*Data shown*
####

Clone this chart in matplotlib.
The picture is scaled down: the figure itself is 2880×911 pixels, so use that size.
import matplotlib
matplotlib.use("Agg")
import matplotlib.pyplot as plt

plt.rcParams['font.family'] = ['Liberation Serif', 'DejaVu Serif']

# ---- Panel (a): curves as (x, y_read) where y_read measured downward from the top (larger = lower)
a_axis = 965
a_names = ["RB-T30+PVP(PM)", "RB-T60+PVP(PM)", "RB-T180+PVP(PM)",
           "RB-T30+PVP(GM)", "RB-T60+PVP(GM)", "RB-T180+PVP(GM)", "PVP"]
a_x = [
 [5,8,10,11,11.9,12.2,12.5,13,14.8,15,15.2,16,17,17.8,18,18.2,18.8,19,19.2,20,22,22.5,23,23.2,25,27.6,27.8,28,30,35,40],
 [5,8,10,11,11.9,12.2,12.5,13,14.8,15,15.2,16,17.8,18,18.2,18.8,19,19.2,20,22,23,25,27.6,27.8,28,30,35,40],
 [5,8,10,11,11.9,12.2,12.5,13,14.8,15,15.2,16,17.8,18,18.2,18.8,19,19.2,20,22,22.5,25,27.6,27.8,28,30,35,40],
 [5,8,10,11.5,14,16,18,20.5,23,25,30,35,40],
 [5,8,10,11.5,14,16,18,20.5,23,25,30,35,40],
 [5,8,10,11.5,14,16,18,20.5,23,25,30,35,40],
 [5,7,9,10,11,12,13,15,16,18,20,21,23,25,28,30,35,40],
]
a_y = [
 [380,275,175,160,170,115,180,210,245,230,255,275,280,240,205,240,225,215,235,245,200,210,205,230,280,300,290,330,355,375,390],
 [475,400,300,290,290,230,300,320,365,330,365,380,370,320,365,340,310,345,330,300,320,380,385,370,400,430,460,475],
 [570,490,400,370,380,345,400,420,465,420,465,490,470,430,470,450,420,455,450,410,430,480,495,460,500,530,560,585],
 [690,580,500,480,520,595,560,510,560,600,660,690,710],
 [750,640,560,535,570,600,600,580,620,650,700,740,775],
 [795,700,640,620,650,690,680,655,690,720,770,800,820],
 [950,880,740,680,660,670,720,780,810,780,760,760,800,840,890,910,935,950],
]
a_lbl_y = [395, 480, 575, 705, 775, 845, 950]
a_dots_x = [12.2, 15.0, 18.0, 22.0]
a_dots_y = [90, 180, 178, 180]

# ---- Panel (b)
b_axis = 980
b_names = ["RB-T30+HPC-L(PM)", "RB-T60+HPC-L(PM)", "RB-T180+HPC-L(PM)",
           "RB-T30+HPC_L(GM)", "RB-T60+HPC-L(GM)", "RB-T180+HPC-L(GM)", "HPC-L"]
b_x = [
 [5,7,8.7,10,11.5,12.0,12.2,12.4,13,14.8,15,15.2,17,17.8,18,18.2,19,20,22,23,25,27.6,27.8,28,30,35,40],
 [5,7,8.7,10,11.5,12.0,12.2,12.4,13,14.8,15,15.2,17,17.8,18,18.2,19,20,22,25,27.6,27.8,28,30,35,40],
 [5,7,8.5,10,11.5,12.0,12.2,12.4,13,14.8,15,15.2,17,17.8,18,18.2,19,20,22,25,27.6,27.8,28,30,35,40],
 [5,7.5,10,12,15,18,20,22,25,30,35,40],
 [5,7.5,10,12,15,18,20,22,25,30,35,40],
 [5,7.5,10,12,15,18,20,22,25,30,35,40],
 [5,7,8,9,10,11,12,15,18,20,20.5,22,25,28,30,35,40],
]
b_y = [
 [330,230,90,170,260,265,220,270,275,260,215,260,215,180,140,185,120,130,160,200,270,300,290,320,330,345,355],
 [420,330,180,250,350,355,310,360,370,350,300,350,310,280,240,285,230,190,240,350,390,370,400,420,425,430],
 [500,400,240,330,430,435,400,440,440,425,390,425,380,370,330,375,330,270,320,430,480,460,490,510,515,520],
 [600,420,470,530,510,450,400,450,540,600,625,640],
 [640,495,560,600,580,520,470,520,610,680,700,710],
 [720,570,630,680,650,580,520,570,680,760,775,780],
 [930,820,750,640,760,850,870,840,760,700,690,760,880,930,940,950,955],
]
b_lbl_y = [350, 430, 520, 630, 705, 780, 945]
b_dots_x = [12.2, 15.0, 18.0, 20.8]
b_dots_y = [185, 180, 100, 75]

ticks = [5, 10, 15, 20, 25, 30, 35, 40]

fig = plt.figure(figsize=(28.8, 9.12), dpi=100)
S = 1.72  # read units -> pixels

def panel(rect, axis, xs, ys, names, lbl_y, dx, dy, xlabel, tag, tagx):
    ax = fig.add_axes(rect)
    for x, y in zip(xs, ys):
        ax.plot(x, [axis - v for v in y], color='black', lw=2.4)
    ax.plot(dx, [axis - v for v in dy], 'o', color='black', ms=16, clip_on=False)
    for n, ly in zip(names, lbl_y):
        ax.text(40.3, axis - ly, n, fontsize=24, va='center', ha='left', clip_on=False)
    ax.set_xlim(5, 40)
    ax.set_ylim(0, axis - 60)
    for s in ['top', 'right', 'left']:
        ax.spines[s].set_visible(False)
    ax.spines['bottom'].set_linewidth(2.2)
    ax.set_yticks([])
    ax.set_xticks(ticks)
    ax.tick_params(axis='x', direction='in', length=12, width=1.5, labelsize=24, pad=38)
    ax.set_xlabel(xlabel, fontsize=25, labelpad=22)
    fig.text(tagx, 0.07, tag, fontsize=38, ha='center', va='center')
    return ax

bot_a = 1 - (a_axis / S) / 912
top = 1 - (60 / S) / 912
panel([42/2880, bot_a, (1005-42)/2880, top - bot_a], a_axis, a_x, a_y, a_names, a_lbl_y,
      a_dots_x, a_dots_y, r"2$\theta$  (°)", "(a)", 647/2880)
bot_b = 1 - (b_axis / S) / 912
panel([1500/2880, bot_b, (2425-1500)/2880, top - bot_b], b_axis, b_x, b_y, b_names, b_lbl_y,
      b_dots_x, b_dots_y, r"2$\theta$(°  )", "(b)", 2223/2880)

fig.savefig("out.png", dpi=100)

####

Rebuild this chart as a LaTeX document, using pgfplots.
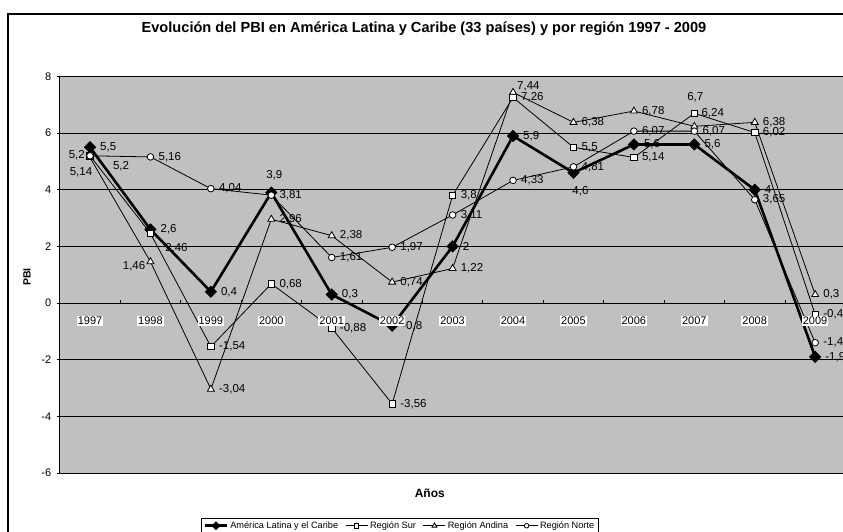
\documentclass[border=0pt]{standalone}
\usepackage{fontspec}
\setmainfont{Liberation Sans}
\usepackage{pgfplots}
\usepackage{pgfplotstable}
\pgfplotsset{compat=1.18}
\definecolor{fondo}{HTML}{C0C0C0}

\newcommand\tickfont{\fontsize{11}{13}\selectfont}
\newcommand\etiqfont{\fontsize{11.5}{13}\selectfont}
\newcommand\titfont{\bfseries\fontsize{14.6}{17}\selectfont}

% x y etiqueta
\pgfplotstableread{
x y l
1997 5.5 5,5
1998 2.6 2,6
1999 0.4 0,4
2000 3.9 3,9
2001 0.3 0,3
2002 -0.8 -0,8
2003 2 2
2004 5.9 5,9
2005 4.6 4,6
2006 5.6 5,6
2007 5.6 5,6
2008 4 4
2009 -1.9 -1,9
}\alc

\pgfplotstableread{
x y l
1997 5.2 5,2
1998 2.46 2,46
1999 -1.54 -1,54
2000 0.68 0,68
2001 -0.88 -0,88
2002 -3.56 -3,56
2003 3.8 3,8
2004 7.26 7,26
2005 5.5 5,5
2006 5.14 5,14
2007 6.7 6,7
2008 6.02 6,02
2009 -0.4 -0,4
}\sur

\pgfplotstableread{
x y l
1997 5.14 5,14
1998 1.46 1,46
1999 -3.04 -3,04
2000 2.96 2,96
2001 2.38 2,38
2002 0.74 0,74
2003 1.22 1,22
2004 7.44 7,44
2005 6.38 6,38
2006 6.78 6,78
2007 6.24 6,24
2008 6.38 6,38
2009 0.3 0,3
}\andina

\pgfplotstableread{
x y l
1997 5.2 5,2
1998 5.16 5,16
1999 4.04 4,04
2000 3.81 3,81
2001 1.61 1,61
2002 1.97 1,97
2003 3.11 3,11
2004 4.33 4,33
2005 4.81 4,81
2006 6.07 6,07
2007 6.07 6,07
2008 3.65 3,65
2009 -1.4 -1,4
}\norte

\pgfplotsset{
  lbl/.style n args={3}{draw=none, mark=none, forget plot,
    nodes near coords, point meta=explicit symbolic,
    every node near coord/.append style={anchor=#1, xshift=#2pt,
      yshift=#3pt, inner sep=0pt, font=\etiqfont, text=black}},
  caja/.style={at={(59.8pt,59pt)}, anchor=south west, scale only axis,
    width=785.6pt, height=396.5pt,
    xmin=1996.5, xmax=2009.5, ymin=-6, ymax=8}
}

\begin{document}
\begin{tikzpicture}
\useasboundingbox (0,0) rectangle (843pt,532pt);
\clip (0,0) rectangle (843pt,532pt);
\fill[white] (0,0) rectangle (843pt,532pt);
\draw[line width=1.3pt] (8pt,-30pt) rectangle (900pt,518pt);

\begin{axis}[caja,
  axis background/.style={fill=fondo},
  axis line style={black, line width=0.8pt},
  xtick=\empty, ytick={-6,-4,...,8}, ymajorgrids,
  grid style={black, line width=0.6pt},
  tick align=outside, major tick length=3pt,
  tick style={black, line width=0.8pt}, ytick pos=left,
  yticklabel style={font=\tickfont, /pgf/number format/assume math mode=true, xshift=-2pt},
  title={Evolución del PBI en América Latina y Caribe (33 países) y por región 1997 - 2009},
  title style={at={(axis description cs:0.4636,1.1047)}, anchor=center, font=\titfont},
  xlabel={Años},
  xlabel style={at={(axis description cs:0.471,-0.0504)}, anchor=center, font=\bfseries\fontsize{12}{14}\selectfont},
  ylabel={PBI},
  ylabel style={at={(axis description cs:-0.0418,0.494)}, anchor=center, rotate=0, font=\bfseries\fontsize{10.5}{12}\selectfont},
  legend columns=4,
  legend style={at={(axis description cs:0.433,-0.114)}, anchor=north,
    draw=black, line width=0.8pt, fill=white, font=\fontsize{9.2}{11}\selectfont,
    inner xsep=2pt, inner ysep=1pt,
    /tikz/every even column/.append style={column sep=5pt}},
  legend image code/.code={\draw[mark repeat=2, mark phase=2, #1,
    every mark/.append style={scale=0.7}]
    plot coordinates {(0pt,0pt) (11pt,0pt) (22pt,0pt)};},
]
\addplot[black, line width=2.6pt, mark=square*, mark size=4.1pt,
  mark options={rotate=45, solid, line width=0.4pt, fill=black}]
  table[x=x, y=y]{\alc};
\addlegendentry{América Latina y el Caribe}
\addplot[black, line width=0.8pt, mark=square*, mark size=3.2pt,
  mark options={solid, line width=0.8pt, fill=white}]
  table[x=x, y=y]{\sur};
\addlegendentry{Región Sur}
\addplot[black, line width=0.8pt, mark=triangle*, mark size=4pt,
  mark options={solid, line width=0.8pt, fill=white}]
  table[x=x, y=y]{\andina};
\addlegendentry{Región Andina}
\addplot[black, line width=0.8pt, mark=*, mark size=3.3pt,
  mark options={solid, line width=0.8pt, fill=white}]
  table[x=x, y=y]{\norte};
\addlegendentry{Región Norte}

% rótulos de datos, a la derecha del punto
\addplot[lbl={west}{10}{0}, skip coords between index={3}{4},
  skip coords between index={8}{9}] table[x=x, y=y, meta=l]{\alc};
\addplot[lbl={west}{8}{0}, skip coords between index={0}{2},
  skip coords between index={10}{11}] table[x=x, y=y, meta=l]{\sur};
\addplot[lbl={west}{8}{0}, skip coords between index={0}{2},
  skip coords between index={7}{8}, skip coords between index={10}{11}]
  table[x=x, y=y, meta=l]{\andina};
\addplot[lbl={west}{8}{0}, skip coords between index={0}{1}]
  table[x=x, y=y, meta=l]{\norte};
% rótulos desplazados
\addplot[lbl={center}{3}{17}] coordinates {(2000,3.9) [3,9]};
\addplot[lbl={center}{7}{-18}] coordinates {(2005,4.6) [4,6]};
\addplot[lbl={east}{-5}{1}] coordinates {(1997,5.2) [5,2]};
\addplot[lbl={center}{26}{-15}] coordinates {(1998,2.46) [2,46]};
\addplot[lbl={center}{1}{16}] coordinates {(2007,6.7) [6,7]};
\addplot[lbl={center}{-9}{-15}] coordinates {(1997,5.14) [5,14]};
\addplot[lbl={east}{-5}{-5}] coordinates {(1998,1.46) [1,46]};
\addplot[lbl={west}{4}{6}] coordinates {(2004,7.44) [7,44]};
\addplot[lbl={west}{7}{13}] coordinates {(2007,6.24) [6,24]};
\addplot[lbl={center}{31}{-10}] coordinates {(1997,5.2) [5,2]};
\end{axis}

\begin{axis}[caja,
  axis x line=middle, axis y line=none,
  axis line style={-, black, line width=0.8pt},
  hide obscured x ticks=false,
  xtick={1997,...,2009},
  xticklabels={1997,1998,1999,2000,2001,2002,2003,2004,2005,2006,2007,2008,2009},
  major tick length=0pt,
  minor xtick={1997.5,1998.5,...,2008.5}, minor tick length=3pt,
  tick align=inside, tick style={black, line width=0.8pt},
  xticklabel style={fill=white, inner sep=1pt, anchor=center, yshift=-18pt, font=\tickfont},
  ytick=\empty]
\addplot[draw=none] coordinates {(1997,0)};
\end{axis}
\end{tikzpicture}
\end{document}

####

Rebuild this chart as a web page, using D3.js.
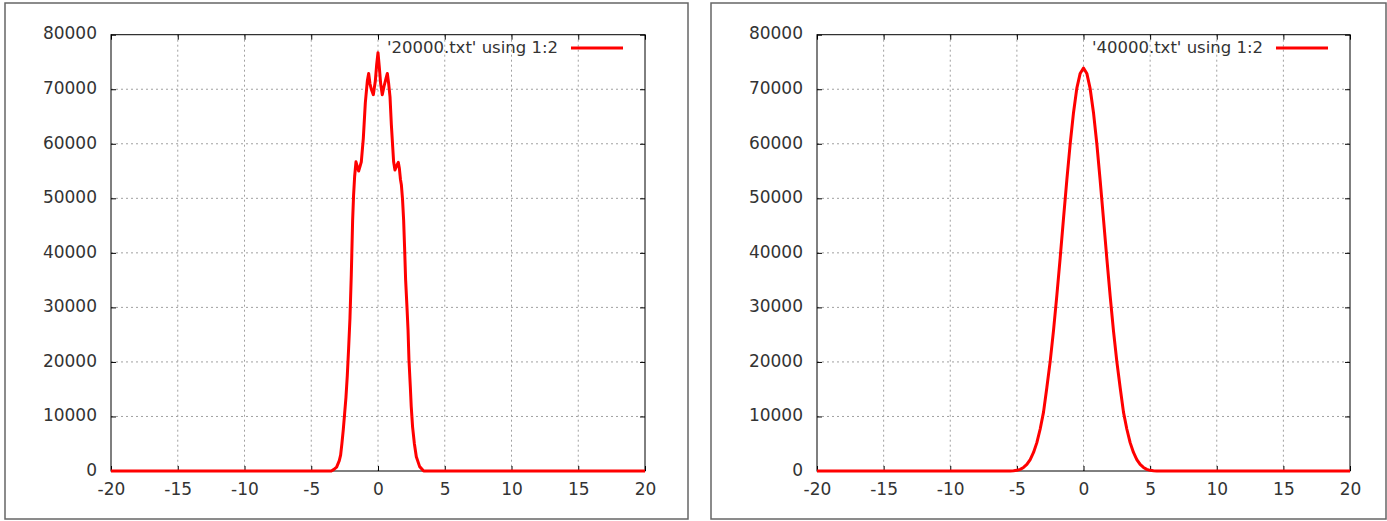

####

*Short task*
The lines to quote run from the one containing "Clone this chart in matplotlib." to the one containing "plt.rcParams['font.family'] = ['Liberation". Quote them exactly, with both of those lines, and nothing else.

*Correct result*
Clone this chart in matplotlib.
The picture is scaled down: the figure itself is 2880×911 pixels, so use that size.
import matplotlib
matplotlib.use("Agg")
import matplotlib.pyplot as plt

plt.rcParams['font.family'] = ['Liberation Serif', 'DejaVu Serif']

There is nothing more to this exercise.